Avec cette quatrième édition, la Biennale d’art contemporain de Lyon s’est donnée les moyens de se hisser au niveau des grandes manifestations internationales. Sur le thème de \"L’autre\", Harald Szeemann propose dans la halle Tony Garnier une exposition rigoureusement élaborée et presque classique.
LYON. "L’exposition en tant que moyen d’expression implique une douche écossaise entre le familier et la rupture." Mieux qu’aucune autre, cette phrase extraite de la postface d’Harald Szeemann résume les enjeux de cette quatrième Biennale de Lyon. Elle indique d’abord la prééminence d’un "je", qui, pour paraphraser le titre d’un livre récent du commissaire, se manifeste dans l’écriture de l’exposition. Cette mise en avant du commissaire a pu être critiquée par le passé avec quelque raison, quand elle reléguait les œuvres au simple statut d’ingrédients. En l’occurrence pourtant, et même si elle transforme la Biennale de Lyon en Biennale d’Harald Szeemann, une telle affirmation de la personnalité est difficilement contestable, puisqu’elle est l’indispensable instrument d’un rapport à l’autre. C’est de cette façon que le commissaire a pu traiter ce thème – pour le moins imprécis – imposé par la direction artistique de la Biennale. Du facteur Cheval, qui ouvre le rideau, jusqu’aux poissons de la Coréenne Bull Lee, on ne peut éviter de recomposer le portrait de celui qui nous parle et d’identifier ses goûts qui, pour être éclectiques, n’en sont pas moins affirmés.
Architecture mentale
L’écrivain d’exposition est un artiste plaisamment roué, un stratège accompli dont cette biennale révèle à nouveau toute l’étendue du talent.
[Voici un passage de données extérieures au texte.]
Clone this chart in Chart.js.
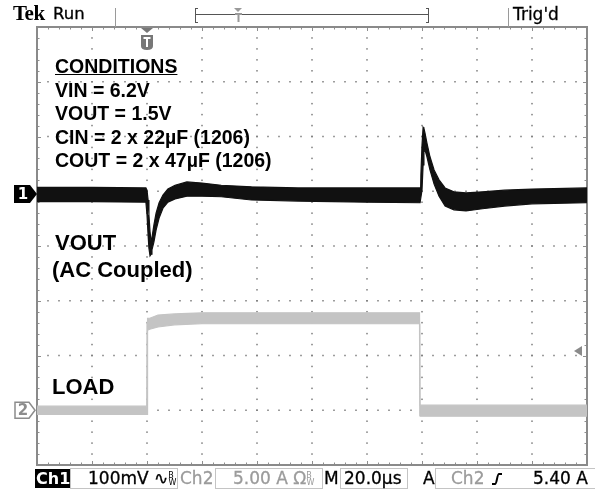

Quel que soit l’intérêt, et il est parfois douteux, des œuvres exposées, il parvient à les faire participer solidairement à une même architecture mentale et à leur offrir les meilleures conditions de visibilité. Les affinités entre les œuvres d’un Richard Serra et d’un Chris Burden, ou entre celles d’un Pierrick Sorin et d’une Pipilotti Rist sont assez évidentes pour n’être pas soulignées. Habilement dispersées à distance respectable les unes des autres dans l’immensité de l’espace, elles tissent différents réseaux que le visiteur attentif peut reconnaître. Ce principe acquis, la douche écossaise peut en effet être dispensée avec toute la vigueur requise : ainsi, aux réseaux minimaliste et télévisuel, historiquement déterminés, s’en greffent d’autres, qui relèvent pour l’essentiel de l’art brut, du kitsch, et encore d’un certain classicisme.
Compagnie kitsch
Ce dernier est le plus visible parce que le plus concentré. Au centre, disposés en cercle, trônent les extraordinaires faciès grimaçants que Franz Xaver Messerschmidt sculpta au XVIIIe siècle. Tout autour sont accrochés les interprétations d’Arnulf Rainer à partir de photographies de ces mêmes sculptures, un triptyque de Francis Bacon, huit portraits de la même femme dus à l’infatigable Franz Gertsch, Les jumelles de Jean-Olivier Hucleux, et trois portraits de Yan Pei-Ming. Avec les salles adjacentes, où sont présentés Otto Muehl, Rudolf Scharzkogler, Gunter Brus, Vincent Corpet et Nicolas Herubel, se dessine un espace muséal traditionnel. Mais on ne saurait prendre cette qualité muséale à la lettre : comme dans l’auditorium aménagé avec les canapés de Franz West, Harald Szeemann a voulu montrer la diversité des espaces de l’art ou, si l’on préfère reprendre le vocabulaire imposé, leur irréductible et nécessaire altérité. Les contrastes n’empêchent pourtant pas la continuité de l’exposition, qui est assurée par l’insistance sur le caractère fatalement obsessionnel de l’art, l’un des motifs favoris du commissaire, sinon sa thèse majeure. De ce point de vue, la tendance art brut, indiquée d’entrée par le facteur Cheval, relayée par des artistes moins connus comme l’Américain Emery Blagdon, ne surprend pas. L’art n’est pas (seulement) affaire de spécialiste, il est aussi le fruit inattendu d’un rapport à la dimension occulte du monde. En revanche, la ligne kitsch, sinueuse, est plus surprenante. Quelles que soient ses prétentions critiques dans une approche post-moderne, le kitsch n’est jamais, selon son sens propre, qu’une façon d’accommoder les restes. Les éphèbes d’Elisàr von Kupffer (1872-1942), les portraits de l’épouse d’Eugene von Bruenchenhein (1910-1983), les œufs ensanglantés d’Henry Ughetto, les babioles de Lene Reckenfelderbämer, l’autoportrait de Jeff Koons – qui toutefois n’était pas encore parvenu à destination au mois de juillet –, ou encore la créature de Mariko Mori n’emploient pas les mêmes restes. Mais ils les préparent avec un même pathos que la naïveté ou l’ironie ne parviennent pas à dissimuler. Dans la construction si avertie du "je" d’Harald Szeemann, ces artistes-là occupent peut-être la véritable place de l’Autre.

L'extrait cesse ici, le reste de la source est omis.